A review by wellworn_soles
Fascism: A Warning by Madeleine K. Albright

1.0

My feelings of Albright’s work are complex. On one hand, her background as both a refugee of fascism and as a US diplomat give her unique and valuable insight into fascism’s rise and international relations. On the other hand, her deeply pro-America, moderate centrist ideology is painfully unexamined and leaves much to be desired.

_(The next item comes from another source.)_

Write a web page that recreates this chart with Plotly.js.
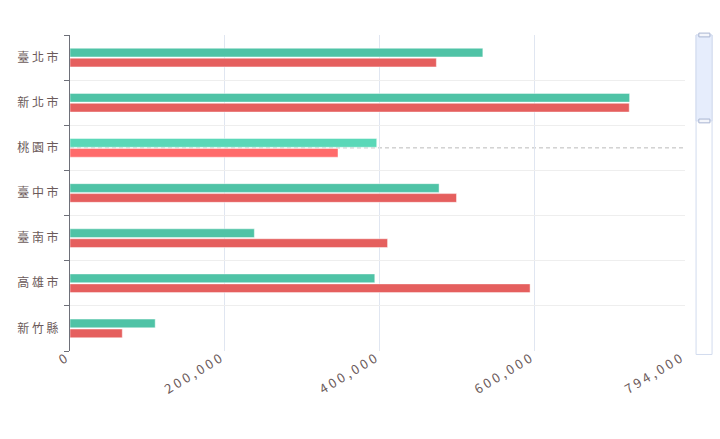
<!DOCTYPE html>
<html>
<head>
<meta charset="utf-8">
<script src="https://cdn.plot.ly/plotly-3.0.1.min.js"></script>
<style>
  html, body { margin: 0; padding: 0; background: #fff; }
  #chart { width: 720px; height: 439px; }
</style>
</head>
<body>
<div id="chart"></div>
<script>
// cities, top to bottom
var cities = ['臺北市', '新北市', '桃園市', '臺中市', '臺南市', '高雄市', '新竹縣'];
// two series
var seriesA = [533000, 722500, 396000, 476500, 238000, 393500, 110000];
var seriesB = [473000, 722000, 346000, 499000, 410000, 594000, 67500];
// x ticks
var xTicks = [0, 200000, 400000, 600000, 794000];
var xMax = 794000;
var hovered = '桃園市';

// spread characters out like the original labels
function spaced(s) { return s.split('').join(' '); }
function fmt(v) { return v.toLocaleString('en-US'); }

var greenCols = cities.map(function (c) { return c === hovered ? '#5ad8b8' : '#4fc3a6'; });
var redCols = cities.map(function (c) { return c === hovered ? '#ff6b6b' : '#e55f5e'; });

var traceA = {
    type: 'bar',
    orientation: 'h',
    y: cities,
    x: seriesA,
    marker: { color: greenCols, line: { color: 'rgba(255,255,255,0.45)', width: 1 } },
    hoverinfo: 'none'
};
var traceB = {
    type: 'bar',
    orientation: 'h',
    y: cities,
    x: seriesB,
    marker: { color: redCols, line: { color: 'rgba(255,255,255,0.45)', width: 1 } },
    hoverinfo: 'none'
};

var txt = '#6b5a5a';
var fontFam = '"Noto Sans CJK TC", "Noto Sans", sans-serif';

// slider on the right, in paper units
var sx0 = 1.018, sx1 = 1.044, hx0 = 1.0225, hx1 = 1.0405, hSel = 0.728;

var layout = {
    width: 720,
    height: 439,
    showlegend: false,
    paper_bgcolor: '#fff',
    plot_bgcolor: '#fff',
    margin: { l: 70, r: 35, t: 35, b: 88 },
    barmode: 'group',
    bargap: 0.56,
    bargroupgap: 0.12,
    font: { family: fontFam, color: txt, size: 12 },
    xaxis: {
        range: [0, xMax],
        tickvals: xTicks,
        ticktext: xTicks.map(function (v) { return spaced(fmt(v)); }),
        tickangle: -31,
        showgrid: true,
        gridcolor: '#e0e6f1',
        zeroline: false,
        showline: false,
        ticks: '',
        ticklabelstandoff: -3,
        ticklabelshift: -5,
        tickfont: { size: 13, color: txt }
    },
    yaxis: {
        type: 'category',
        autorange: 'reversed',
        tickmode: 'array',
        tickvals: cities,
        ticktext: cities.map(spaced),
        tickson: 'boundaries',
        ticks: 'outside',
        ticklen: 5,
        tickcolor: '#6e7079',
        showline: true,
        linecolor: '#6e7079',
        linewidth: 1,
        showgrid: true,
        gridcolor: '#eeeeee',
        zeroline: false,
        ticklabelstandoff: 8,
        tickfont: { size: 12, color: txt }
    },
    shapes: [
        // axis pointer on the hovered category
        { type: 'line', xref: 'paper', yref: 'y', x0: 0, x1: 1, y0: hovered, y1: hovered,
          line: { color: '#bbbbbb', width: 1, dash: '4px,3px' }, layer: 'below' },
        // slider track
        { type: 'rect', xref: 'paper', yref: 'paper', x0: sx0, x1: sx1, y0: -0.011, y1: 1.0,
          fillcolor: 'rgba(0,0,0,0)', line: { color: '#d2dbee', width: 1 } },
        // selected window
        { type: 'rect', xref: 'paper', yref: 'paper', x0: sx0, x1: sx1, y0: hSel, y1: 1.0,
          fillcolor: '#e6edfc', line: { color: '#d2dbee', width: 1 } },
        // handles
        { type: 'rect', xref: 'paper', yref: 'paper', x0: hx0, x1: hx1, y0: 0.994, y1: 1.006,
          fillcolor: '#f4f6fb', line: { color: '#a9b5d2', width: 1 } },
        { type: 'rect', xref: 'paper', yref: 'paper', x0: hx0, x1: hx1, y0: hSel - 0.006, y1: hSel + 0.006,
          fillcolor: '#f4f6fb', line: { color: '#a9b5d2', width: 1 } }
    ]
};

Plotly.newPlot('chart', [traceA, traceB], layout, { staticPlot: true, displayModeBar: false });
</script>
</body>
</html>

Albright is quick to paint broad strokes over history and the political spectrum, claiming at the end of the day the edges of the political left and right are equally extreme and equally dangerous. To support this, she cites the great death and suffering under both the fascist regimes of Hitler and Mussolini and the communist regime under Stalin. However, she fails to acknowledge that it is less political opinion and more authoritarianism (in any form) that leads to such evil. In Russia, Lenin’s initial revolt sought to allow a fair and equal system for all citizens. This was dashed when Lenin died in 1924, leaving a vacuum at the head of the party eventually won by Stalin after he beat other potential party heads at the political game. This is very similar to the way Albright herself discusses the fascist rise to power: Hitler and Mussolini both used democratic processes just enough to gain power, and then twisted and de-clawed them so that their regime could reign absolute. My question, then, is why Albright feels that the twisting of the Communist uprising in Russia implies an inherent flaw in socialist ideology while simultaneously not claiming the same ideological flaw in democratic proceedings?

This happens over and over, as she mentions events without seeming to recognize her bias. She intones the way both Mussolini and Hitler co-opted the rich, powerful and liberal people of their countries and set about squashing leftist resistance as soon as they had the power to do so. She mentions that liberal establishments felt caught between acquiescing to workers calls for equality and dignity and fascistic calls for power, and consistently chose fascism over the leftists. Why? Because of the two, one actually falls in line with the establishment system much better than the other. But Albright does not plumb these depths, instead white washing American international politics in the Cold War and beyond as “advocating for freedom” and being largely good. The most negative press she gives American foreign policy is that it has at times been “troubled”. Troubled indeed. This comes off to me as incredibly dismissive of the atrocities committed in Cambodia or Laos or the deceptive backstabbing and cruelty exhibited in Vietnam or Cuba, all of which are well documented. These are but a few examples of how American foreign policy was much more focused on maintaining its own hegemony than it was actually standing by the lauded principles of democracy and freedom. Why else would the US specifically attack Vietnam before it could hold a democratic election to determine its future if, as Albright claims, the US policy was about engendering freedom?

In short, Albright’s examples and commentary on how Fascism can infiltrate and spread in democratic society’s are the best part of the work, and why I give it 2 stars. They are definitely worth internalizing as we watch the world around us and hope to keep our political systems accountable. However, her clear political bent strikes me as lacking nuance, and her constant praise of not just democracy, but specifically the American brand of democracy, keeps her book from being something special.